Immerhin war es ja Ole von Beust, der Schill in die Regierung geholt hat, der mit ihm eine zweijährige Koalition eingegangen ist. Eine Koalition, welche auch nicht an seiner unsäglichen Bundestagsrede zerbrach, bei der er – offenbar allen Ernstes – den Einsatz eines Killergases, an welchem in Moskau gerade ein paar hundert Theaterbesucher abgekratzt waren auch für Hamburg forderte.

Ob dieses Gefühl, zwischen lauter Duckmäusern zu stehen/sitzen nun Täuschung oder aber Realität war, vermag ich nicht zu sagen. Mir fiel lediglich auf, dass sich meine Laune schlagartig verschlechterte, sobald ich in Wandsbek ausstieg und erst wieder besser wurde, als ich in Rahlstedt dann endlich die Wohnungstür hinter mir schliessen und zurück in meine „Sankt Paulianische Scheinwelt“(?) flüchten konnte.

Was im Raum östlich der Alster für ein Personenschlag herumzulaufen scheint, kennt man ansonsten nur aus schlechten Comedyfilmen:
Lauter Püppchen in weissen Jäckchen, mit Jil Sander- Tüten bepappt und um ihren Pelzmantel besorgt. Wenigstens weiss ich jetzt, wie ein Bentley aussieht.

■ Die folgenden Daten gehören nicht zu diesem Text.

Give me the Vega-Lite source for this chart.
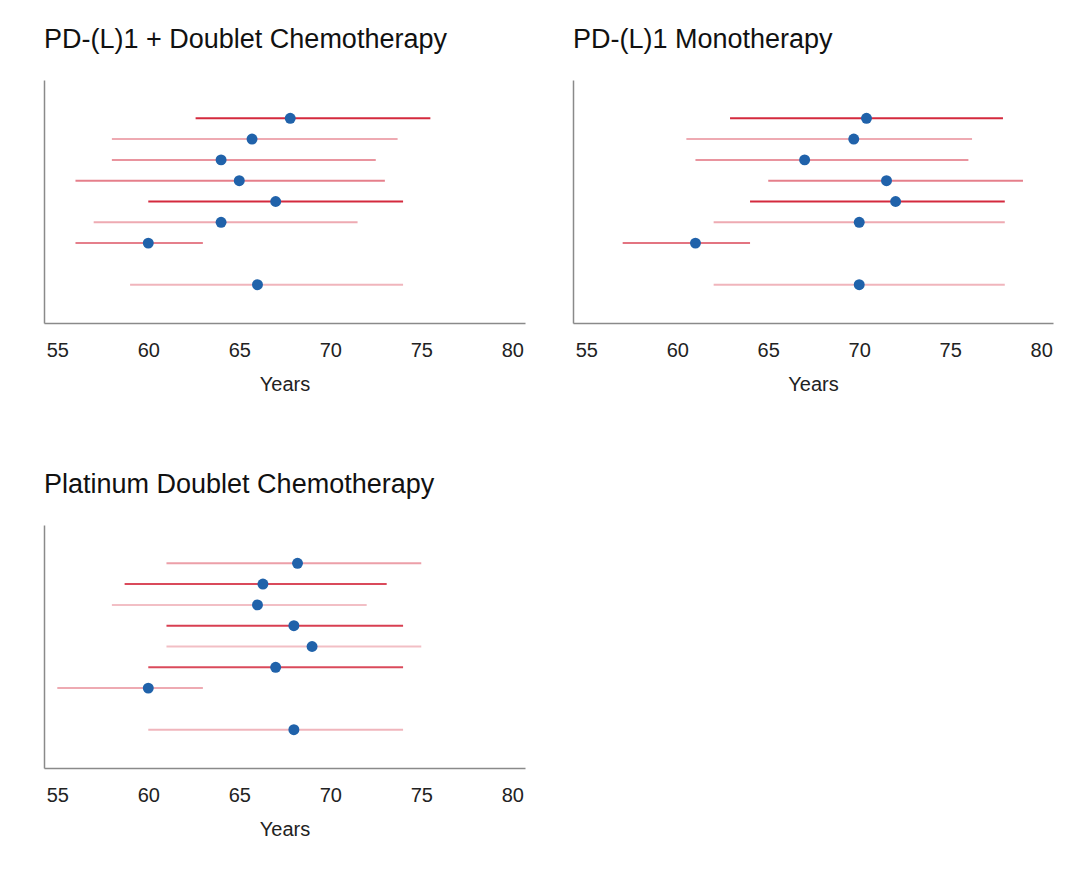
{
  "$schema": "https://vega.github.io/schema/vega-lite/v6.json",
  "background": "white",
  "padding": {"left": 44, "top": 26, "right": 10, "bottom": 10},
  "data": {"values": [
    {"panel": "A", "row": 1, "lo": 62.6, "hi": 75.5, "est": 67.8, "w": 1.0},
    {"panel": "A", "row": 2, "lo": 58.0, "hi": 73.7, "est": 65.7, "w": 0.4},
    {"panel": "A", "row": 3, "lo": 58.0, "hi": 72.5, "est": 64.0, "w": 0.5},
    {"panel": "A", "row": 4, "lo": 56.0, "hi": 73.0, "est": 65.0, "w": 0.6},
    {"panel": "A", "row": 5, "lo": 60.0, "hi": 74.0, "est": 67.0, "w": 1.0},
    {"panel": "A", "row": 6, "lo": 57.0, "hi": 71.5, "est": 64.0, "w": 0.4},
    {"panel": "A", "row": 7, "lo": 56.0, "hi": 63.0, "est": 60.0, "w": 0.6},
    {"panel": "A", "row": 9, "lo": 59.0, "hi": 74.0, "est": 66.0, "w": 0.35},
    {"panel": "B", "row": 1, "lo": 62.9, "hi": 77.9, "est": 70.4, "w": 1.0},
    {"panel": "B", "row": 2, "lo": 60.5, "hi": 76.2, "est": 69.7, "w": 0.4},
    {"panel": "B", "row": 3, "lo": 61.0, "hi": 76.0, "est": 67.0, "w": 0.5},
    {"panel": "B", "row": 4, "lo": 65.0, "hi": 79.0, "est": 71.5, "w": 0.6},
    {"panel": "B", "row": 5, "lo": 64.0, "hi": 78.0, "est": 72.0, "w": 1.0},
    {"panel": "B", "row": 6, "lo": 62.0, "hi": 78.0, "est": 70.0, "w": 0.4},
    {"panel": "B", "row": 7, "lo": 57.0, "hi": 64.0, "est": 61.0, "w": 0.65},
    {"panel": "B", "row": 9, "lo": 62.0, "hi": 78.0, "est": 70.0, "w": 0.35},
    {"panel": "C", "row": 1, "lo": 61.0, "hi": 75.0, "est": 68.2, "w": 0.45},
    {"panel": "C", "row": 2, "lo": 58.7, "hi": 73.1, "est": 66.3, "w": 0.85},
    {"panel": "C", "row": 3, "lo": 58.0, "hi": 72.0, "est": 66.0, "w": 0.3},
    {"panel": "C", "row": 4, "lo": 61.0, "hi": 74.0, "est": 68.0, "w": 0.9},
    {"panel": "C", "row": 5, "lo": 61.0, "hi": 75.0, "est": 69.0, "w": 0.3},
    {"panel": "C", "row": 6, "lo": 60.0, "hi": 74.0, "est": 67.0, "w": 0.85},
    {"panel": "C", "row": 7, "lo": 55.0, "hi": 63.0, "est": 60.0, "w": 0.4},
    {"panel": "C", "row": 9, "lo": 60.0, "hi": 74.0, "est": 68.0, "w": 0.35}
  ]},
  "spacing": 77,
  "vconcat": [
    {
      "spacing": 48,
      "hconcat": [
        {
          "title": "PD-(L)1 + Doublet Chemotherapy",
          "width": 481, "height": 243,
          "transform": [{"filter": "datum.panel == 'A'"}],
          "layer": [
            {"mark": {"type": "rule", "strokeWidth": 2, "color": "#d42a3e"},
             "encoding": {
               "x": {"field": "lo", "type": "quantitative", "scale": {"domain": [54.27, 80.7], "nice": false, "zero": false}, "axis": {"values": [55, 60, 65, 70, 75, 80], "title": "Years"}},
               "x2": {"field": "hi"},
               "y": {"field": "row", "type": "quantitative", "scale": {"domain": [-0.84, 10.84], "reverse": true, "nice": false, "zero": false}, "axis": {"labels": false, "ticks": false, "title": null, "grid": false}},
               "opacity": {"field": "w", "type": "quantitative", "scale": null, "legend": null}
             }},
            {"mark": {"type": "point", "filled": true, "size": 120, "color": "#2062aa", "opacity": 1},
             "encoding": {
               "x": {"field": "est", "type": "quantitative"},
               "y": {"field": "row", "type": "quantitative"}
             }}
          ]
        },
        {
          "title": "PD-(L)1 Monotherapy",
          "width": 480, "height": 243,
          "transform": [{"filter": "datum.panel == 'B'"}],
          "layer": [
            {"mark": {"type": "rule", "strokeWidth": 2, "color": "#d42a3e"},
             "encoding": {
               "x": {"field": "lo", "type": "quantitative", "scale": {"domain": [54.27, 80.65], "nice": false, "zero": false}, "axis": {"values": [55, 60, 65, 70, 75, 80], "title": "Years"}},
               "x2": {"field": "hi"},
               "y": {"field": "row", "type": "quantitative", "scale": {"domain": [-0.84, 10.84], "reverse": true, "nice": false, "zero": false}, "axis": {"labels": false, "ticks": false, "title": null, "grid": false}},
               "opacity": {"field": "w", "type": "quantitative", "scale": null, "legend": null}
             }},
            {"mark": {"type": "point", "filled": true, "size": 120, "color": "#2062aa", "opacity": 1},
             "encoding": {
               "x": {"field": "est", "type": "quantitative"},
               "y": {"field": "row", "type": "quantitative"}
             }}
          ]
        }
      ]
    },
    {
      "title": "Platinum Doublet Chemotherapy",
      "width": 481, "height": 243,
      "transform": [{"filter": "datum.panel == 'C'"}],
      "layer": [
        {"mark": {"type": "rule", "strokeWidth": 2, "color": "#d42a3e"},
         "encoding": {
           "x": {"field": "lo", "type": "quantitative", "scale": {"domain": [54.27, 80.7], "nice": false, "zero": false}, "axis": {"values": [55, 60, 65, 70, 75, 80], "title": "Years"}},
           "x2": {"field": "hi"},
           "y": {"field": "row", "type": "quantitative", "scale": {"domain": [-0.84, 10.84], "reverse": true, "nice": false, "zero": false}, "axis": {"labels": false, "ticks": false, "title": null, "grid": false}},
           "opacity": {"field": "w", "type": "quantitative", "scale": null, "legend": null}
         }},
        {"mark": {"type": "point", "filled": true, "size": 120, "color": "#2062aa", "opacity": 1},
         "encoding": {
           "x": {"field": "est", "type": "quantitative"},
           "y": {"field": "row", "type": "quantitative"}
         }}
      ]
    }
  ],
  "config": {
    "view": {"stroke": null},
    "font": "Liberation Sans",
    "title": {"anchor": "start", "frame": "group", "fontSize": 27, "fontWeight": "normal", "font": "Liberation Sans", "color": "#111111", "offset": 26},
    "axis": {"domainColor": "#8a8a8a", "domainWidth": 1.5, "grid": false, "ticks": false, "labelFont": "Liberation Sans", "labelFontSize": 20, "labelColor": "#222222", "labelPadding": 17, "titleFont": "Liberation Sans", "titleFontSize": 20, "titleFontWeight": "normal", "titleColor": "#222222", "titlePadding": 14, "labelFlush": false}
  }
}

Im proppevollen Bus und in der ebenso vollen Bahn blieb jeweils ein Platz leer – der neben mir. Die mitfahrenden Rentner standen lieber. Schlapphut auf, Blick starr geradeaus.
Jetzt weiss ich, wieso die Partei, welche bisher nichts positives erreicht hat, bei der nächsten Wahl mit der absoluten Mehrheit rechnen kann. Wieso die Partei, welche im sozialen Bereich alles kaputtgesparrt oder auch gleich ganz geschlossen hat, was auch nur den Anschein von Menschlichkeit erwecken könnte so erfolgreich von Hamburgs einzigen Verlagshaus so promoted wird. Naja, ist nicht Hamburgs einziges, da gibt es noch eines in der Altonaer Griegstrasse, aber das erreicht gerade einmal 20 Prozent der Hamburger Bevölkerung. Dieses einzige Verlagshaus, welches auch einen nicht unerheblichen Anteil an Hamburgs Radiostationen hält, will sich jetzt allen Ernstes auch noch Hamburgs einzigen Fernsehsender einkaufen – in Hamburg 1 also. Hamburgs einzigen freien Fernsehsender? Ja, tatsächlich, der freie Sender (Radio und TV), welcher zuvor über 15 Jahre senden als „Offener Kanal Hamburg“ senden durfte, wurde ja vor kurzem seitens der Regierung verboten. Hamburgs einziges freies Radio, das Freie Sender- Kombinat, wurde kürzlich polizeilicherseits gestürmt, die weitere Ausstrahlung einer Sendung mit Zwangsmitteln unterbunden.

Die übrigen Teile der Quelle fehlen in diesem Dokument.